On sanctions, Trump signed congressionally mandated measures only under political duress, then deliberately delayed implementation and sought ways to weaken enforcement. On Syria, he would threaten Assad and Russia after chemical weapons attacks, then—following phone calls with Putin—announce precipitous withdrawals that abandoned Kurdish allies and ceded strategic territory to Russian-backed forces. On NATO, Trump privately and repeatedly threatened withdrawal, withheld support for Article 5 commitments, and constantly questioned the alliance’s value—positions perfectly aligned with Russian strategic objectives.
And on Ukraine, the pattern culminated in systematic betrayal. Trump’s first impeachment centered on extorting Zelenskyy by withholding military aid Congress had appropriated, demanding political favors in exchange. Even after that scandal, he continued questioning assistance to Ukraine, suggesting Ukraine should simply concede territory, and amplifying Kremlin propaganda about Ukrainian “corruption.”
These aren’t policy disagreements or strategic recalculations. They’re the behavior of someone fundamentally unable to resist influence from a specific foreign leader.

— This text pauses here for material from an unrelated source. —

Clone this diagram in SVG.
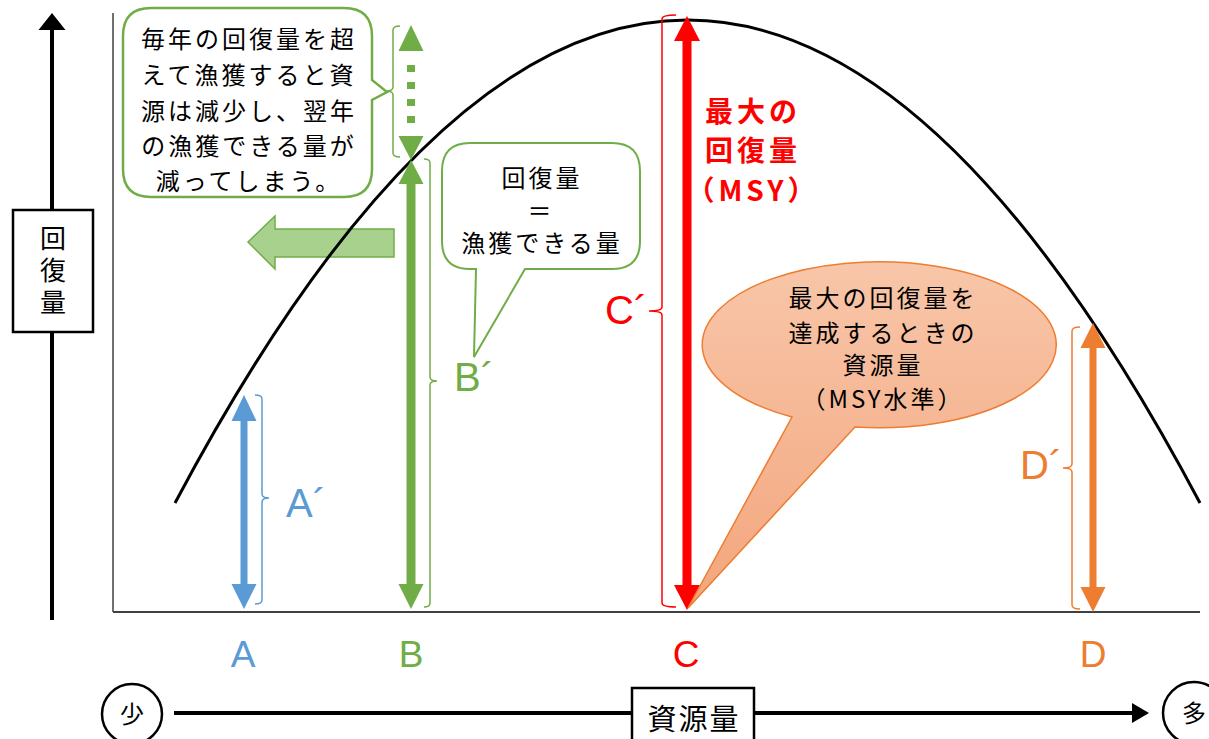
<svg xmlns="http://www.w3.org/2000/svg" width="1209" height="739" viewBox="0 0 1209 739">
<defs>
<linearGradient id="og" gradientUnits="userSpaceOnUse" x1="0" y1="262" x2="0" y2="608">
<stop offset="0" stop-color="#F8C6A9"/>
<stop offset="1" stop-color="#F3A67D"/>
</linearGradient>
</defs>
<style>
.jp{font-family:"Noto Sans CJK JP","Noto Sans",sans-serif;}
.lat{font-family:"Liberation Sans",Arial,sans-serif;}
.cb{font-size:24px;fill:#000;letter-spacing:3px;text-anchor:middle;}
.brk{fill:none;stroke-width:1.5;}
.lbl{font-size:37px;text-anchor:middle;}
.pr{font-size:40px;}
.blue{fill:#5B9BD5;} .green{fill:#70AD47;} .red{fill:#FF0000;} .orange{fill:#ED7D31;}
</style>
<rect width="1209" height="739" fill="#fff"/>

<g id="axes">
<line x1="113" y1="13" x2="113" y2="612" stroke="#404040" stroke-width="1.5"/>
<line x1="113" y1="612" x2="1200" y2="612" stroke="#404040" stroke-width="2"/>
<line x1="52" y1="28" x2="52" y2="620" stroke="#000" stroke-width="4"/>
<polygon points="52,13 38.5,30 65.5,30" fill="#000"/>
<line x1="174" y1="713" x2="1133" y2="713" stroke="#000" stroke-width="4"/>
<polygon points="1132,703 1149,713 1132,723" fill="#000"/>
</g>

<g id="ylabel">
<rect x="13" y="210" width="80" height="122" fill="#fff" stroke="#000" stroke-width="2.5"/>
<text class="jp" x="53" y="225" font-size="26" writing-mode="vertical-rl" letter-spacing="6">回復量</text>
</g>

<g id="xlabel">
<rect x="632" y="688" width="122" height="60" fill="#fff" stroke="#000" stroke-width="2.5"/>
<text class="jp" x="694" y="730" font-size="29" text-anchor="middle" letter-spacing="2">資源量</text>
</g>

<g id="few">
<circle cx="132" cy="714" r="30" fill="#fff" stroke="#000" stroke-width="2.5"/>
<text class="jp" x="132" y="723" font-size="24" text-anchor="middle">少</text>
</g>
<g id="many">
<circle cx="1194" cy="713" r="31" fill="#fff" stroke="#000" stroke-width="2.5"/>
<text class="jp" x="1194" y="722" font-size="24" text-anchor="middle">多</text>
</g>

<g id="leftarrow">
<polygon points="248,242 275,216 275,229 394,229 394,257 275,257 275,269" fill="#A9D18E" stroke="#70AD47" stroke-width="1.5"/>
</g>

<g id="curve">
<path d="M175,503 Q687.5,-463 1200,503" fill="none" stroke="#000" stroke-width="3"/>
</g>

<g id="connectors">
<polygon id="arrowA" points="244,395 256.5,421 247.5,421 247.5,584 256.5,584 244,609 231.5,584 240.5,584 240.5,421 231.5,421" fill="#5B9BD5"/>
<polygon id="arrowB" points="411,160 423.5,184 415.5,184 415.5,584 423.5,584 411,609 398.5,584 406.5,584 406.5,184 398.5,184" fill="#70AD47"/>
<g id="arrowBdot" fill="#70AD47">
<polygon points="411,25 423.5,51 398.5,51"/>
<rect x="407" y="65" width="8" height="7"/>
<rect x="407" y="82" width="8" height="7"/>
<rect x="407" y="99" width="8" height="7"/>
<rect x="407" y="116" width="8" height="7"/>
<polygon points="398.5,136 423.5,136 411,160"/>
</g>
<polygon id="arrowC" points="687,16 700,41 691.5,41 691.5,585 700,585 687,610 674,585 682.5,585 682.5,41 674,41" fill="#FF0000"/>
<polygon id="arrowD" points="1093,323 1105.5,348 1096.5,348 1096.5,587 1105.5,587 1093,612 1080.5,587 1089.5,587 1089.5,348 1080.5,348" fill="#ED7D31"/>
</g>

<g id="brackets">
<path class="brk" stroke="#5B9BD5" d="M255,395 Q262,395 262,399 V494 Q262,498 269,498 Q262,498 262,502 V600 Q262,604 255,604"/>
<path class="brk" stroke="#70AD47" d="M424,159 Q430,159 430,163 V377 Q430,381 437,381 Q430,381 430,385 V603 Q430,607 424,607"/>
<path class="brk" stroke="#70AD47" d="M400,26 Q393,26 393,30 V87 Q393,91 386,91 Q393,91 393,95 V153 Q393,157 400,157"/>
<path class="brk" stroke="#FF0000" d="M676,15 Q662,15 662,19 V307 Q662,311 649,311 Q662,311 662,315 V603 Q662,607 676,607"/>
<path class="brk" stroke="#ED7D31" d="M1080,327 Q1072,327 1072,331 V464 Q1072,468 1063,468 Q1072,468 1072,472 V605 Q1072,609 1080,609"/>
</g>

<g id="primes">
<text class="lat pr blue" x="286" y="517">A´</text>
<text class="lat pr green" x="454" y="391">B´</text>
<text class="lat pr red" x="605" y="324">C´</text>
<text class="lat pr orange" x="1020" y="479">D´</text>
</g>

<g id="xletters">
<text class="lat lbl blue" x="243" y="667">A</text>
<text class="lat lbl green" x="411" y="667">B</text>
<text class="lat lbl red" x="686" y="667">C</text>
<text class="lat lbl orange" x="1093" y="667">D</text>
</g>

<g id="msy-label" class="jp" font-weight="bold" font-size="28" fill="#FF0000" text-anchor="middle" letter-spacing="4">
<text x="753" y="122">最大の</text>
<text x="753" y="161">回復量</text>
<text x="753" y="201">（MSY）</text>
</g>

<g id="callout-overfish">
<path d="M151,8 H344 Q372,8 372,36 V80 L387,92 L372,100 V169 Q372,197 344,197 H151 Q123,197 123,169 V36 Q123,8 151,8 Z" fill="#fff" stroke="#70AD47" stroke-width="2.5"/>
<text class="jp cb" x="249" y="48">毎年の回復量を超</text>
<text class="jp cb" x="249" y="84">えて漁獲すると資</text>
<text class="jp cb" x="249" y="120">源は減少し、翌年</text>
<text class="jp cb" x="249" y="155">の漁獲できる量が</text>
<text class="jp cb" x="249" y="190">減ってしまう。</text>
</g>

<g id="callout-equal">
<path d="M470,143 H612 Q640,143 640,171 V241 Q640,269 612,269 H525 L474,357 L476,269 H470 Q442,269 442,241 V171 Q442,143 470,143 Z" fill="#fff" stroke="#70AD47" stroke-width="2"/>
<text class="jp cb" x="542" y="187">回復量</text>
<text class="jp cb" x="541" y="220">＝</text>
<text class="jp cb" x="542" y="252">漁獲できる量</text>
</g>

<g id="callout-msy">
<path d="M792,417 L688,608 L855,427 A177,83 0 1 0 792,417 Z" fill="url(#og)" stroke="#ED7D31" stroke-width="1.5"/>
<text class="jp cb" x="883" y="307">最大の回復量を</text>
<text class="jp cb" x="883" y="342">達成するときの</text>
<text class="jp cb" x="883" y="374">資源量</text>
<text class="jp cb" x="883" y="408">（MSY水準）</text>
</g>
</svg>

Two Leaders, Two Standards: The Putin-Zelenskyy Contrast
The starkest illustration of Trump’s compromised loyalty emerges not from any single action, but from the systematic contrast between how he treated two leaders in 2025: Vladimir Putin, the authoritarian aggressor waging genocidal war, and Volodymyr Zelenskyy, the democratically elected leader defending his nation against that aggression.
(Ukrainian president Volodymyr Zelenskyy and advisors attend another memorial for civilians murdered by Russians, April 25, 2025, Kyiv, Photo by Chris Sampson)
The pattern reveals itself in every dimension—tone, deference, policy accommodation, and basic human respect. It’s a study in submission to power versus contempt for democratic partnership.
February 12, 2025: The First Call
After a 1.5-hour phone call with Putin—Trump’s first direct exchange of his second term—Trump emerged to call it “lengthy and very productive,” announcing they’d agreed to start immediate peace talks on Ukraine with “mutual interest in a resolution.” The tone was warm, collaborative, respectful.
Seven days later, on February 19, Trump issued his statement declaring Ukraine “responsible for its war with Russia,” calling Zelenskyy a “dictator without elections” who had “started the war.” No productive collaboration. No mutual interest. Just public humiliation saturated with Kremlin propaganda.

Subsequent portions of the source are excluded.